The ex-Marine’s car left little doubt that he despised Islam and equated it with terrorism.
“ISLAM = TERRORISM” read one decal. Another showed a cartoon boy urinating on a man wearing a turban. Two featured a stop symbol over “The KORAN” and another over the star and crescent symbol. Yet another said disgrace my flag and I will (defecate) on your Quran.
Jesse Nieto was angry over the death of his son in the 2000 bombing of the U.S.S.-Cole in Yemen by Islamist militants. But officials at the military base where he worked told him he could not display the anti-Islamic decals on federal property.
The 25-year veteran has filed a federal lawsuit accusing base officials of violating his constitutional rights by requiring he remove them and preventing him from driving on federal installations.
Nieto’s youngest son Marc, 24, one of 17 U.S. Navy troops killed in the terrorist attacks, is buried at Arlington National Cemetery outside of Washington D.C. The ban on driving the offending car in federal installations blocks him from visiting his son’s grave, the lawsuit alleges, though public transportation is readily available.
In July, Nieto’s supervisor at Camp Lejeune in North Carolina, where he worked as a civilian in an electrical shop, threatened to fire him if he did not remove the stickers and police issued him a ticket for displaying “offensive material.”…

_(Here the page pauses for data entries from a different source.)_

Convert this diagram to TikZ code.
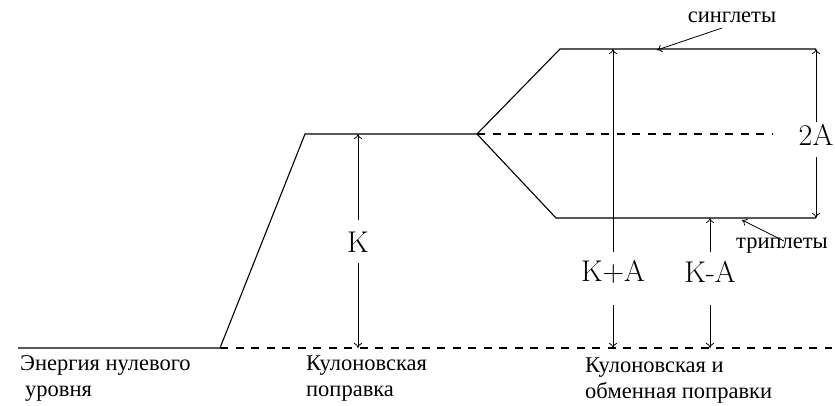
\documentclass[tikz,border=0pt]{standalone}
\usepackage{fontspec}
\newfontfamily\cyr{Liberation Serif}
\usetikzlibrary{arrows.meta}
\begin{document}
\begin{tikzpicture}[x=1pt,y=-1pt,
  lvl/.style={line width=1.1pt, line join=miter},
  dsh/.style={line width=1.1pt, dash pattern=on 8pt off 7.5pt},
  dim/.style={line width=0.8pt, -{To[length=5pt,width=8pt]}},
  big/.style={font=\fontsize{30}{36}\selectfont, inner sep=0pt},
  lab/.style={font=\cyr\fontsize{22.5}{25.5}\selectfont, align=left, inner sep=0pt, anchor=base west},
  small/.style={font=\cyr\fontsize{22.5}{25}\selectfont, inner sep=0pt}]
\useasboundingbox (0,0) rectangle (835,405);
% key points
\coordinate (z0) at (18,348);
\coordinate (z1) at (220,348);
\coordinate (zE) at (832,348);
\coordinate (k0) at (305,134);
\coordinate (k1) at (477,134);
\coordinate (kE) at (772,134);
\coordinate (s0) at (560,49);
\coordinate (s1) at (816,49);
\coordinate (t0) at (556,218);
\coordinate (t1) at (816,218);
% levels
\draw[lvl] (z0) -- (z1) -- (k0) -- (k1) -- (s0) -- (s1);
\draw[lvl] (k1) -- (t0) -- (t1);
\draw[dsh] (z1) -- (zE);
\draw[dsh] (k1) -- (kE);
% K
\node[big] (K) at (358,242) {K};
\coordinate (Kt) at (358,134);
\coordinate (Kb) at (358,348);
\draw[dim] (358,220) -- (Kt);
\draw[dim] (358,263) -- (Kb);
% K+A
\node[big] (KpA) at (613,272) {K+A};
\coordinate (KpAt) at (613,49);
\coordinate (KpAb) at (613,348);
\draw[dim] (613,252) -- (KpAt);
\draw[dim] (613,305) -- (KpAb);
% K-A
\node[big] (KmA) at (710,272) {K-A};
\coordinate (KmAt) at (710,218);
\coordinate (KmAb) at (710,348);
\draw[dim] (710,252) -- (KmAt);
\draw[dim] (710,305) -- (KmAb);
% 2A
\node[big] (A2) at (816,135) {2A};
\draw[dim] (816,122) -- (s1);
\draw[dim] (816,157) -- (t1);
% singlets / triplets
\node[small] (sing) at (732,17) {синглеты};
\draw[line width=0.8pt, -{To[length=5pt,width=8pt]}] (722,28) -- (657,50);
\node[small] (trip) at (782,246) {триплеты};
\draw[line width=0.8pt, -{To[length=5pt,width=8pt]}] (784,241) -- (742,220);
% bottom labels
\node[lab] (l1) at (20,396) {Энергия нулевого\\\hspace*{5pt}уровня};
\node[lab] (l2) at (306,396) {Кулоновская\\поправка};
\node[lab] (l3) at (585,398) {Кулоновская и\\обменная поправки};
\end{tikzpicture}
\end{document}
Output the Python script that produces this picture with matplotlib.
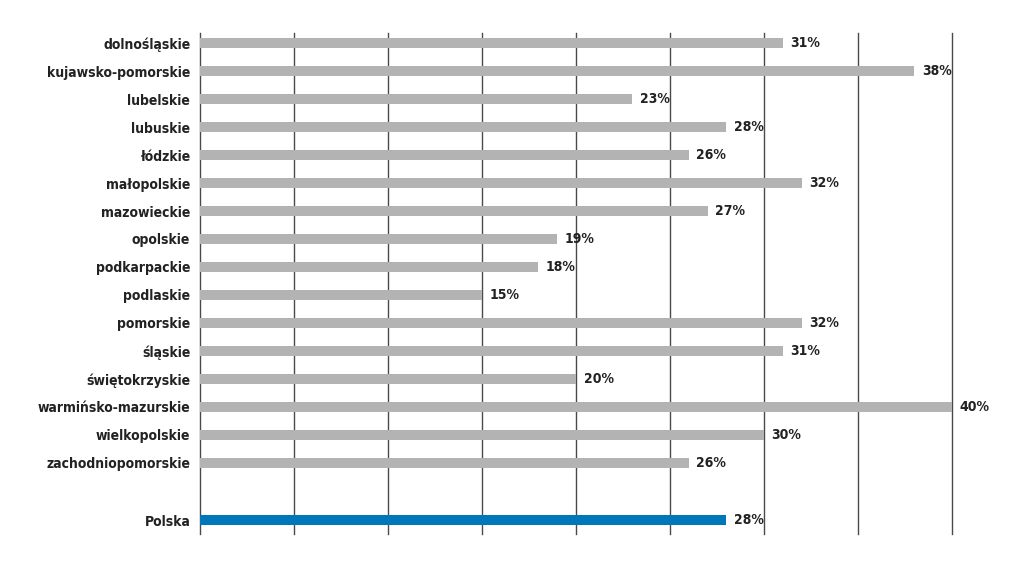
import matplotlib.pyplot as plt

regions = ['dolnośląskie', 'kujawsko-pomorskie', 'lubelskie', 'lubuskie', 'łódzkie',
           'małopolskie', 'mazowieckie', 'opolskie', 'podkarpackie', 'podlaskie',
           'pomorskie', 'śląskie', 'świętokrzyskie', 'warmińsko-mazurskie',
           'wielkopolskie', 'zachodniopomorskie']
values = [31, 38, 23, 28, 26, 32, 27, 19, 18, 15, 32, 31, 20, 40, 30, 26]
total_label = 'Polska'
total_value = 28

plt.rcParams['font.family'] = ['DejaVu Sans']
plt.rcParams['font.stretch'] = 'condensed'

fig = plt.figure(figsize=(10.24, 5.72), dpi=100)
ax = fig.add_axes([200 / 1024, 1 - 534 / 572, 752 / 1024, 501 / 572])

ypos = list(range(len(regions)))
ax.barh(ypos, values, height=0.36, color='#b3b3b3', zorder=3)
ytot = len(regions) + 1.04
ax.barh([ytot], [total_value], height=0.36, color='#0077b8', zorder=3)

for y, v in zip(ypos + [ytot], values + [total_value]):
    ax.text(v + 0.4, y, f'{v}%', va='center', ha='left', fontsize=10,
            fontweight='bold', fontstretch='condensed', color='#222222')

ax.set_yticks(ypos + [ytot])
ax.set_yticklabels(regions + [total_label], fontsize=10, fontweight='bold',
                   fontstretch='condensed', color='#222222')
ax.tick_params(axis='y', length=0, pad=7)
ax.set_xlim(0, 40)
ax.set_ylim(17.54, -0.36)
ax.set_xticks([])
for x in range(0, 41, 5):
    ax.axvline(x, color='#4a4a4a', linewidth=1, zorder=0, clip_on=False)
for s in ax.spines.values():
    s.set_visible(False)

fig.savefig('out.png', dpi=100)
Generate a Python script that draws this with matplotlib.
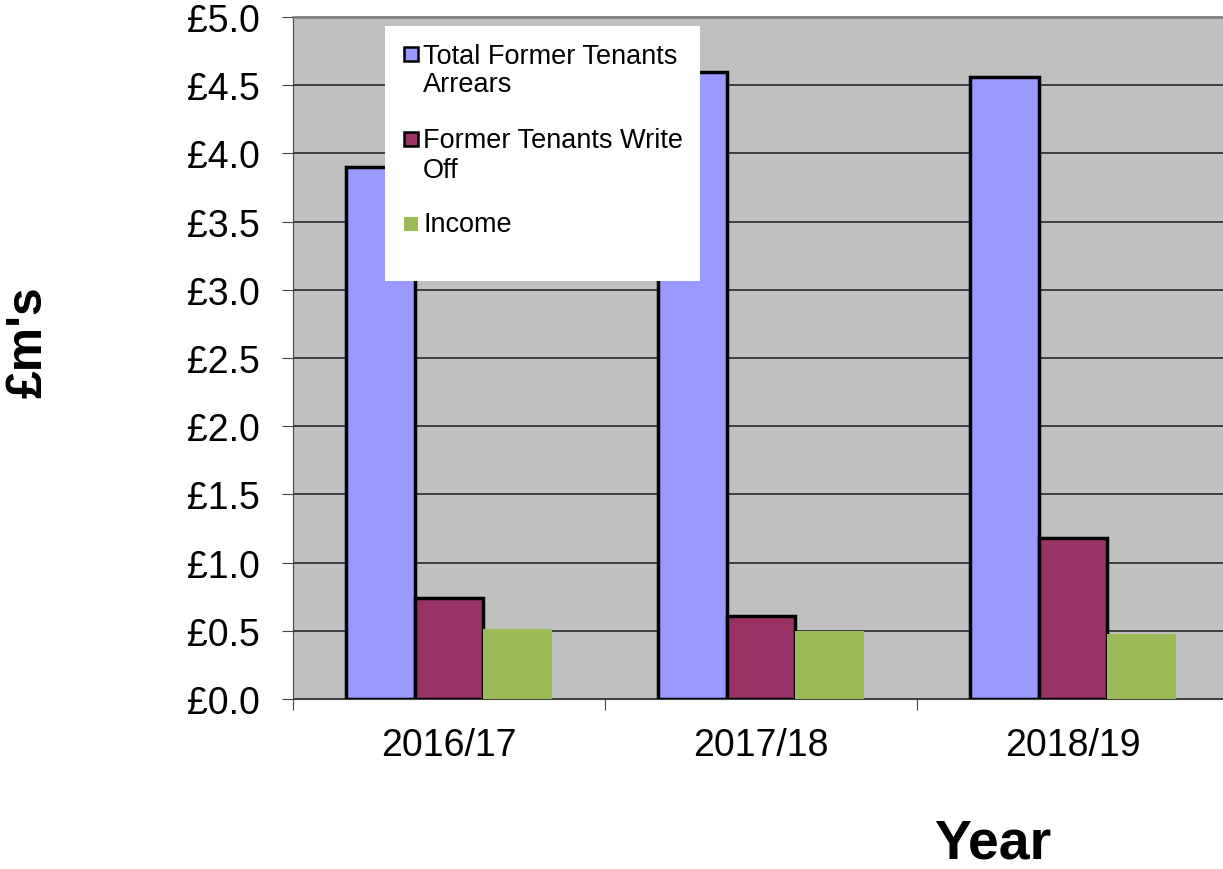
import matplotlib
matplotlib.use("Agg")
import matplotlib.pyplot as plt
from matplotlib.patches import Rectangle
import numpy as np

plt.rcParams['font.family'] = ['Liberation Sans', 'DejaVu Sans']

categories = ["2016/17", "2017/18", "2018/19"]
series_names = ["Total Former Tenants\nArrears", "Former Tenants Write\nOff", "Income"]
total_arrears = [3.9, 4.6, 4.56]
write_off = [0.74, 0.61, 1.18]
income = [0.51, 0.50, 0.48]
y_ticks = [0.0, 0.5, 1.0, 1.5, 2.0, 2.5, 3.0, 3.5, 4.0, 4.5, 5.0]

colors = ["#9999FF", "#993366", "#9BBB59"]
edges = ["black", "black", "none"]

W, H = 1223, 870
fig = plt.figure(figsize=(W/100, H/100), dpi=100)
ax = fig.add_axes([293/W, 1-700/H, 936/W, 682/H])
ax.set_facecolor("#C0C0C0")

x = np.arange(len(categories))
bw = 0.221
for i, (vals, c, e) in enumerate(zip([total_arrears, write_off, income], colors, edges)):
    ax.bar(x + (i-1)*bw, vals, width=bw, color=c, edgecolor=e, linewidth=2.5 if e != "none" else 0, zorder=3)

ax.set_xlim(-0.5, 2.5)
ax.set_ylim(0, 5.0)
ax.set_yticks(y_ticks)
ax.set_yticklabels([f"£{v:.1f}" for v in y_ticks], fontsize=27)
ax.yaxis.grid(True, color="#333333", linewidth=1.3, zorder=1)
ax.set_axisbelow(True)
ax.set_xticks([-0.5, 0.5, 1.5, 2.5])
ax.set_xticklabels([])
ax.set_xticks(x, minor=True)
ax.set_xticklabels(categories, minor=True, fontsize=27)
ax.tick_params(axis='x', which='minor', length=0, pad=20)
ax.tick_params(axis='x', which='major', length=8, direction='out', color='#444444')
ax.tick_params(axis='y', length=8, direction='out', color='#444444', pad=16)
ax.spines["right"].set_visible(False)
ax.spines["top"].set_color("#808080")
ax.spines["top"].set_linewidth(2)
ax.spines["left"].set_color("#444444")
ax.spines["bottom"].set_color("#444444")

# legend drawn manually in figure pixel coords
def fx(px): return px / W
def fy(py): return 1 - py / H
fig.patches.append(Rectangle((fx(385), fy(282)), (700-385)/W, (282-27)/H,
                             transform=fig.transFigure, facecolor="white", edgecolor="none", zorder=5))
square_centers = [55, 140, 225]
text_centers = [71, 156, 225]
for name, c, e, sc, tc in zip(series_names, colors, edges, square_centers, text_centers):
    fig.patches.append(Rectangle((fx(404), fy(sc + 7)), 14/W, 14/H, transform=fig.transFigure,
                                 facecolor=c, edgecolor=e, linewidth=1.8 if e != "none" else 0, zorder=6))
    fig.text(fx(423), fy(tc), name, fontsize=19.5, va="center", ha="left", zorder=7, linespacing=1.15)

fig.text(fx(28), fy(342), "£m's", fontsize=36, fontweight="bold", rotation=90, ha="center", va="center")
fig.text(fx(993), fy(845), "Year", fontsize=40, fontweight="bold", ha="center", va="center")

fig.savefig("out.png", dpi=100)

But since the ban does not prohibit speech in public areas, but rather restricted speech in a military location, it is not a free speech issue, said Ibrahim Hooper, communications director for the Council on American-Islamic Relations.
“I think it’s up to the military to decide what constitutes good order and discipline on military sites. I don’t think anyone is saying he can’t be an anti-Muslim bigot in public but we're talking about military sites,” Hooper told AlArabiya.net.